How the fuck did this lead here?

The day Ryan was to return from pitching to the group, (he insisted on going alone) he ghosted me again. Poof.

I had made my peace with all of this. It was time to move on and… an old associate of my fathers called me. My pop told him about how we had almost gotten a VC deal. He was living in Las Vegas and the founder of Zappos was launching a massive city based VC fund and if we were willing to relocate to Las Vegas, he wanted to broker a pitch. He had never seen the site.

So for the next six months, I made repeated trips to the “Vegas Jelly” meetings to hob knob with tech people and tout the “psychographically aligned city based online art & culture network” that Ryan and I had originally envisioned. What did this have to with the death cult videos of Swellco & Swellco? Not a god damned thing. The launch of the Vegas Tech Fund was horrifically unorganized and I spent months waiting for my final pitch.

To Jim and Meagan’s horror, I brought in a whole new team of volunteer writers and started gutting out huge swaths of the early content for fear that someone would actually look at the site. Jim was barely speaking to me, but he wouldn’t fully put his foot down, just in case. I organized one more event, it was awesome, it was packed, and it had none of the inappropriate elements that make Swellco & Swellco popular. I had intentionally jumped the shark.

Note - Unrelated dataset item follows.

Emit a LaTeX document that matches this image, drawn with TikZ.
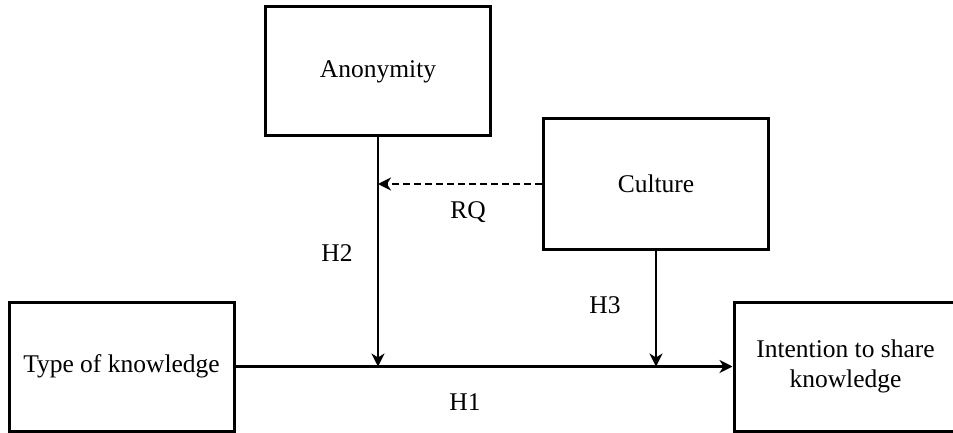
\documentclass[tikz,border=0pt]{standalone}
\usepackage{fontspec}
\setmainfont{Liberation Serif}
\usetikzlibrary{arrows.meta}
\tikzset{
  varbox/.style={draw, line width=3pt, minimum width=225pt, minimum height=129pt,
    inner sep=0pt, align=center, font=\fontsize{25.5}{30}\selectfont},
  link/.style={line width=2.8pt, -{Stealth[length=13pt, width=13pt, inset=4pt]}},
  hyp/.style={font=\fontsize{25.5}{30}\selectfont}
}
\begin{document}
\begin{tikzpicture}[x=1pt, y=-1pt]
  \useasboundingbox (0,0) rectangle (953,433);

  % Variables
  \node[varbox] (anon) at (378, 71.5) {\raisebox{-5pt}{Anonymity}};
  \node[varbox, minimum height=130pt] (cult) at (656, 184) {Culture};
  \node[varbox] (type) at (121.5, 366.5) {Type of knowledge};
  \node[varbox, minimum width=223pt] (intent) at (845.5, 366.5) {Intention to share\\knowledge};

  % Junctions on the main path
  \coordinate (j2) at (anon.south |- type.east);
  \coordinate (j3) at (cult.south |- type.east);

  % Main effect and moderators
  \draw[link] (type.east) -- (intent.west);
  \draw[link] (anon.south) -- (j2);
  \draw[link] (cult.south) -- (j3);
  \draw[link, dash pattern=on 7pt off 4pt] (cult.west) -- (cult.west -| anon.south);

  % Hypotheses
  \node[hyp] (h1) at (465, 402) {H1};
  \node[hyp] (h2) at (337, 253) {H2};
  \node[hyp] (h3) at (605, 305) {H3};
  \node[hyp] (rq) at (468, 212) {RQ};
\end{tikzpicture}
\end{document}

By the day I pitched my deck, I had attracted a full team of consultants and web developers and found myself having drinks with the president of SAIC’s venture capital division afterwards. I pictured myself grabbing him by the collar and screaming, “bestiality is not a victimless crime,” but I didn’t.

I spent another three months waiting for their final answer as I continued to sanitize the site. Then, finally, they requested a second pitch by Skype to reevaluate the pitch and unceremoniously dropped us. I frantically hopped a red eye to try and salvage something and Jim quit while I was getting on the plane. Thus ended, the grand experiment, not with a bang but with a sell out whimper.